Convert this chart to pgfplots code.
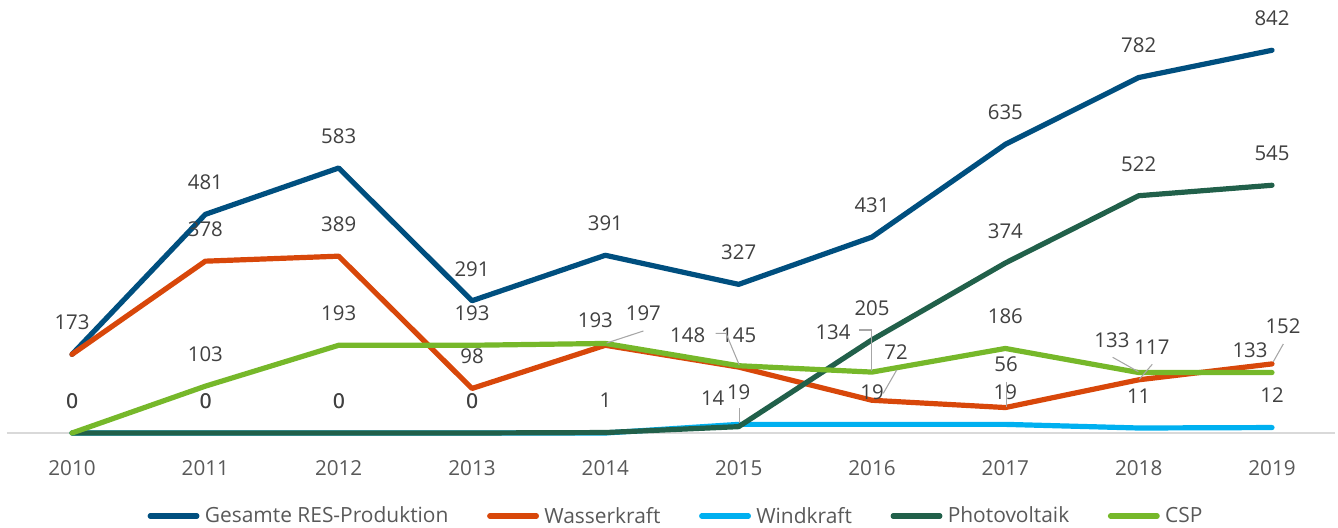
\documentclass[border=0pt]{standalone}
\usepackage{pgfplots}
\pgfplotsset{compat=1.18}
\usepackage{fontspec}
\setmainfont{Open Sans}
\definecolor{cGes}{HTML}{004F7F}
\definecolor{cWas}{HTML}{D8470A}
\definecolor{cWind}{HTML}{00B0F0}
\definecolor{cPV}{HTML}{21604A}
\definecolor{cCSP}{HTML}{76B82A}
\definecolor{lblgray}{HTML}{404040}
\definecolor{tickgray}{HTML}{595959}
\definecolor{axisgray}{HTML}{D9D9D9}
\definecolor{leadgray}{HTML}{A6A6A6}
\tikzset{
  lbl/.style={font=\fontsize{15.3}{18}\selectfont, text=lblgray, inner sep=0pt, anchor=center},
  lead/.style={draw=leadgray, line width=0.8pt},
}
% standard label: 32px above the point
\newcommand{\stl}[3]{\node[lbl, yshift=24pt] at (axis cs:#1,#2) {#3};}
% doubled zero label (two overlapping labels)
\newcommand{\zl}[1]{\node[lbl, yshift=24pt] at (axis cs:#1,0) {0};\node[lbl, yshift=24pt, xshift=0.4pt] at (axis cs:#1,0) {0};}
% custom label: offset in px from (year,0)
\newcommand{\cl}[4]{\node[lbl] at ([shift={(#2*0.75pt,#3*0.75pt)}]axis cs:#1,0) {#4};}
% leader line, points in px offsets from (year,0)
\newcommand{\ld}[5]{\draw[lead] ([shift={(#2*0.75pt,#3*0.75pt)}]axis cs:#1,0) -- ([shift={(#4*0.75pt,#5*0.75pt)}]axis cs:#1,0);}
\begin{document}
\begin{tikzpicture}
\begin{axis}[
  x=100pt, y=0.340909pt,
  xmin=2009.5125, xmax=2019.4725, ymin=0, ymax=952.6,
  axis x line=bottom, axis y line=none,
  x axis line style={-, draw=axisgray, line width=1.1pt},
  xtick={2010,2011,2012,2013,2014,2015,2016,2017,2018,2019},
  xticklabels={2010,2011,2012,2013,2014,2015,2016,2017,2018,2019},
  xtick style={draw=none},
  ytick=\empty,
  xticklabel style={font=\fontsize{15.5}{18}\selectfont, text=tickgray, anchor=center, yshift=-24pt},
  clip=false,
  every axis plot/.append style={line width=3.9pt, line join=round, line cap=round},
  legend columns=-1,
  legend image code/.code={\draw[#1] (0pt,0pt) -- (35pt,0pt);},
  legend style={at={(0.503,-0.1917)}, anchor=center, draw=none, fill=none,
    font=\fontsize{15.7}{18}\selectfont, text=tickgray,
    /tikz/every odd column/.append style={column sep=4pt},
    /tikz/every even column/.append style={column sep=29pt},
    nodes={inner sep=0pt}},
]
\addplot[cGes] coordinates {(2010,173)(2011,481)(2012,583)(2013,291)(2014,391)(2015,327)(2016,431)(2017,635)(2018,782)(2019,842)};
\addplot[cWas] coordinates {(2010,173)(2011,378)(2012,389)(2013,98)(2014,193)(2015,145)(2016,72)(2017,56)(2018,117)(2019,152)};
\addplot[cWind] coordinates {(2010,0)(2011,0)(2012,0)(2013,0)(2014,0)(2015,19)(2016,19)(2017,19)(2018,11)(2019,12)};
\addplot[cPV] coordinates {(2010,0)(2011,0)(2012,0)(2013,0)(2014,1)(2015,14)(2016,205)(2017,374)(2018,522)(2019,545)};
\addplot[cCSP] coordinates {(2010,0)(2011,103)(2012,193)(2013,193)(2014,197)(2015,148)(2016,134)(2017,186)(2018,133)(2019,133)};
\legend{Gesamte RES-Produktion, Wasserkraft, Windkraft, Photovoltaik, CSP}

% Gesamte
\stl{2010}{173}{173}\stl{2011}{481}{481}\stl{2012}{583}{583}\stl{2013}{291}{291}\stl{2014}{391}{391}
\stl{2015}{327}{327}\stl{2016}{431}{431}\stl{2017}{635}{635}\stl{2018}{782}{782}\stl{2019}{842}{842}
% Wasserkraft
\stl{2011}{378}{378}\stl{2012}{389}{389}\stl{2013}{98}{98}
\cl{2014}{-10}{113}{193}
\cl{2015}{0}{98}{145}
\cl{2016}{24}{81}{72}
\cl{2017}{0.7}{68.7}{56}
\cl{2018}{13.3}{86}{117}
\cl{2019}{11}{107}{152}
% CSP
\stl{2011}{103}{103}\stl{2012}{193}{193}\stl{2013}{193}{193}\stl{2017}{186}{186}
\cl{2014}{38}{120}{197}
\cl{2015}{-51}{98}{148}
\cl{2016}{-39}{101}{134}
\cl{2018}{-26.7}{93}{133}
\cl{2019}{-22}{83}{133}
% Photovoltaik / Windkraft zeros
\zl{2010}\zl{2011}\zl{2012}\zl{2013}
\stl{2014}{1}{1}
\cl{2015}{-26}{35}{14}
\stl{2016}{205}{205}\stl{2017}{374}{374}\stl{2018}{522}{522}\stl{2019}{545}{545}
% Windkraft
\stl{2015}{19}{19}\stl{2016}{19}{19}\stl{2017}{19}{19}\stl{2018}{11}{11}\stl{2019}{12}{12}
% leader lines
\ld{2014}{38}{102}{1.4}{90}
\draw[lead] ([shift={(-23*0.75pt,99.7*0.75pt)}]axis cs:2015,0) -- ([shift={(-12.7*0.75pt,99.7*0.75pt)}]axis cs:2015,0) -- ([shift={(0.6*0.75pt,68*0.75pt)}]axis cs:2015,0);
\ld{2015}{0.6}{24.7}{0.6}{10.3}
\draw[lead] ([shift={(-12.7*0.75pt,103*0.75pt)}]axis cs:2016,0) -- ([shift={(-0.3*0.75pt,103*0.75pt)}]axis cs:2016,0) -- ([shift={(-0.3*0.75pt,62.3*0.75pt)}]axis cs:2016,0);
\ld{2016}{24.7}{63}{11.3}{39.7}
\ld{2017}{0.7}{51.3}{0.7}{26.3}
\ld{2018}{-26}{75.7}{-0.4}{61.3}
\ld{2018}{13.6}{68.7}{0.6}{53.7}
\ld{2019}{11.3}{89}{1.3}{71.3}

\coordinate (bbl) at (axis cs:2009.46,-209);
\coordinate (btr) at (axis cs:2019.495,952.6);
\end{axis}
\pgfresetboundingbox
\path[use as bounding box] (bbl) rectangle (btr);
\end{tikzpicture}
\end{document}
################
Reproduce the whole listing above word for word, but not its pictures.

Convert this chart to pgfplots code.
\documentclass[border=0pt]{standalone}
\usepackage{pgfplots}
\pgfplotsset{compat=1.18}
\usepackage{fontspec}
\setmainfont{Open Sans}
\definecolor{cGes}{HTML}{004F7F}
\definecolor{cWas}{HTML}{D8470A}
\definecolor{cWind}{HTML}{00B0F0}
\definecolor{cPV}{HTML}{21604A}
\definecolor{cCSP}{HTML}{76B82A}
\definecolor{lblgray}{HTML}{404040}
\definecolor{tickgray}{HTML}{595959}
\definecolor{axisgray}{HTML}{D9D9D9}
\definecolor{leadgray}{HTML}{A6A6A6}
\tikzset{
  lbl/.style={font=\fontsize{15.3}{18}\selectfont, text=lblgray, inner sep=0pt, anchor=center},
  lead/.style={draw=leadgray, line width=0.8pt},
}
% standard label: 32px above the point
\newcommand{\stl}[3]{\node[lbl, yshift=24pt] at (axis cs:#1,#2) {#3};}
% doubled zero label (two overlapping labels)
\newcommand{\zl}[1]{\node[lbl, yshift=24pt] at (axis cs:#1,0) {0};\node[lbl, yshift=24pt, xshift=0.4pt] at (axis cs:#1,0) {0};}
% custom label: offset in px from (year,0)
\newcommand{\cl}[4]{\node[lbl] at ([shift={(#2*0.75pt,#3*0.75pt)}]axis cs:#1,0) {#4};}
% leader line, points in px offsets from (year,0)
\newcommand{\ld}[5]{\draw[lead] ([shift={(#2*0.75pt,#3*0.75pt)}]axis cs:#1,0) -- ([shift={(#4*0.75pt,#5*0.75pt)}]axis cs:#1,0);}
\begin{document}
\begin{tikzpicture}
\begin{axis}[
  x=100pt, y=0.340909pt,
  xmin=2009.5125, xmax=2019.4725, ymin=0, ymax=952.6,
  axis x line=bottom, axis y line=none,
  x axis line style={-, draw=axisgray, line width=1.1pt},
  xtick={2010,2011,2012,2013,2014,2015,2016,2017,2018,2019},
  xticklabels={2010,2011,2012,2013,2014,2015,2016,2017,2018,2019},
  xtick style={draw=none},
  ytick=\empty,
  xticklabel style={font=\fontsize{15.5}{18}\selectfont, text=tickgray, anchor=center, yshift=-24pt},
  clip=false,
  every axis plot/.append style={line width=3.9pt, line join=round, line cap=round},
  legend columns=-1,
  legend image code/.code={\draw[#1] (0pt,0pt) -- (35pt,0pt);},
  legend style={at={(0.503,-0.1917)}, anchor=center, draw=none, fill=none,
    font=\fontsize{15.7}{18}\selectfont, text=tickgray,
    /tikz/every odd column/.append style={column sep=4pt},
    /tikz/every even column/.append style={column sep=29pt},
    nodes={inner sep=0pt}},
]
\addplot[cGes] coordinates {(2010,173)(2011,481)(2012,583)(2013,291)(2014,391)(2015,327)(2016,431)(2017,635)(2018,782)(2019,842)};
\addplot[cWas] coordinates {(2010,173)(2011,378)(2012,389)(2013,98)(2014,193)(2015,145)(2016,72)(2017,56)(2018,117)(2019,152)};
\addplot[cWind] coordinates {(2010,0)(2011,0)(2012,0)(2013,0)(2014,0)(2015,19)(2016,19)(2017,19)(2018,11)(2019,12)};
\addplot[cPV] coordinates {(2010,0)(2011,0)(2012,0)(2013,0)(2014,1)(2015,14)(2016,205)(2017,374)(2018,522)(2019,545)};
\addplot[cCSP] coordinates {(2010,0)(2011,103)(2012,193)(2013,193)(2014,197)(2015,148)(2016,134)(2017,186)(2018,133)(2019,133)};
\legend{Gesamte RES-Produktion, Wasserkraft, Windkraft, Photovoltaik, CSP}

% Gesamte
\stl{2010}{173}{173}\stl{2011}{481}{481}\stl{2012}{583}{583}\stl{2013}{291}{291}\stl{2014}{391}{391}
\stl{2015}{327}{327}\stl{2016}{431}{431}\stl{2017}{635}{635}\stl{2018}{782}{782}\stl{2019}{842}{842}
% Wasserkraft
\stl{2011}{378}{378}\stl{2012}{389}{389}\stl{2013}{98}{98}
\cl{2014}{-10}{113}{193}
\cl{2015}{0}{98}{145}
\cl{2016}{24}{81}{72}
\cl{2017}{0.7}{68.7}{56}
\cl{2018}{13.3}{86}{117}
\cl{2019}{11}{107}{152}
% CSP
\stl{2011}{103}{103}\stl{2012}{193}{193}\stl{2013}{193}{193}\stl{2017}{186}{186}
\cl{2014}{38}{120}{197}
\cl{2015}{-51}{98}{148}
\cl{2016}{-39}{101}{134}
\cl{2018}{-26.7}{93}{133}
\cl{2019}{-22}{83}{133}
% Photovoltaik / Windkraft zeros
\zl{2010}\zl{2011}\zl{2012}\zl{2013}
\stl{2014}{1}{1}
\cl{2015}{-26}{35}{14}
\stl{2016}{205}{205}\stl{2017}{374}{374}\stl{2018}{522}{522}\stl{2019}{545}{545}
% Windkraft
\stl{2015}{19}{19}\stl{2016}{19}{19}\stl{2017}{19}{19}\stl{2018}{11}{11}\stl{2019}{12}{12}
% leader lines
\ld{2014}{38}{102}{1.4}{90}
\draw[lead] ([shift={(-23*0.75pt,99.7*0.75pt)}]axis cs:2015,0) -- ([shift={(-12.7*0.75pt,99.7*0.75pt)}]axis cs:2015,0) -- ([shift={(0.6*0.75pt,68*0.75pt)}]axis cs:2015,0);
\ld{2015}{0.6}{24.7}{0.6}{10.3}
\draw[lead] ([shift={(-12.7*0.75pt,103*0.75pt)}]axis cs:2016,0) -- ([shift={(-0.3*0.75pt,103*0.75pt)}]axis cs:2016,0) -- ([shift={(-0.3*0.75pt,62.3*0.75pt)}]axis cs:2016,0);
\ld{2016}{24.7}{63}{11.3}{39.7}
\ld{2017}{0.7}{51.3}{0.7}{26.3}
\ld{2018}{-26}{75.7}{-0.4}{61.3}
\ld{2018}{13.6}{68.7}{0.6}{53.7}
\ld{2019}{11.3}{89}{1.3}{71.3}

\coordinate (bbl) at (axis cs:2009.46,-209);
\coordinate (btr) at (axis cs:2019.495,952.6);
\end{axis}
\pgfresetboundingbox
\path[use as bounding box] (bbl) rectangle (btr);
\end{tikzpicture}
\end{document}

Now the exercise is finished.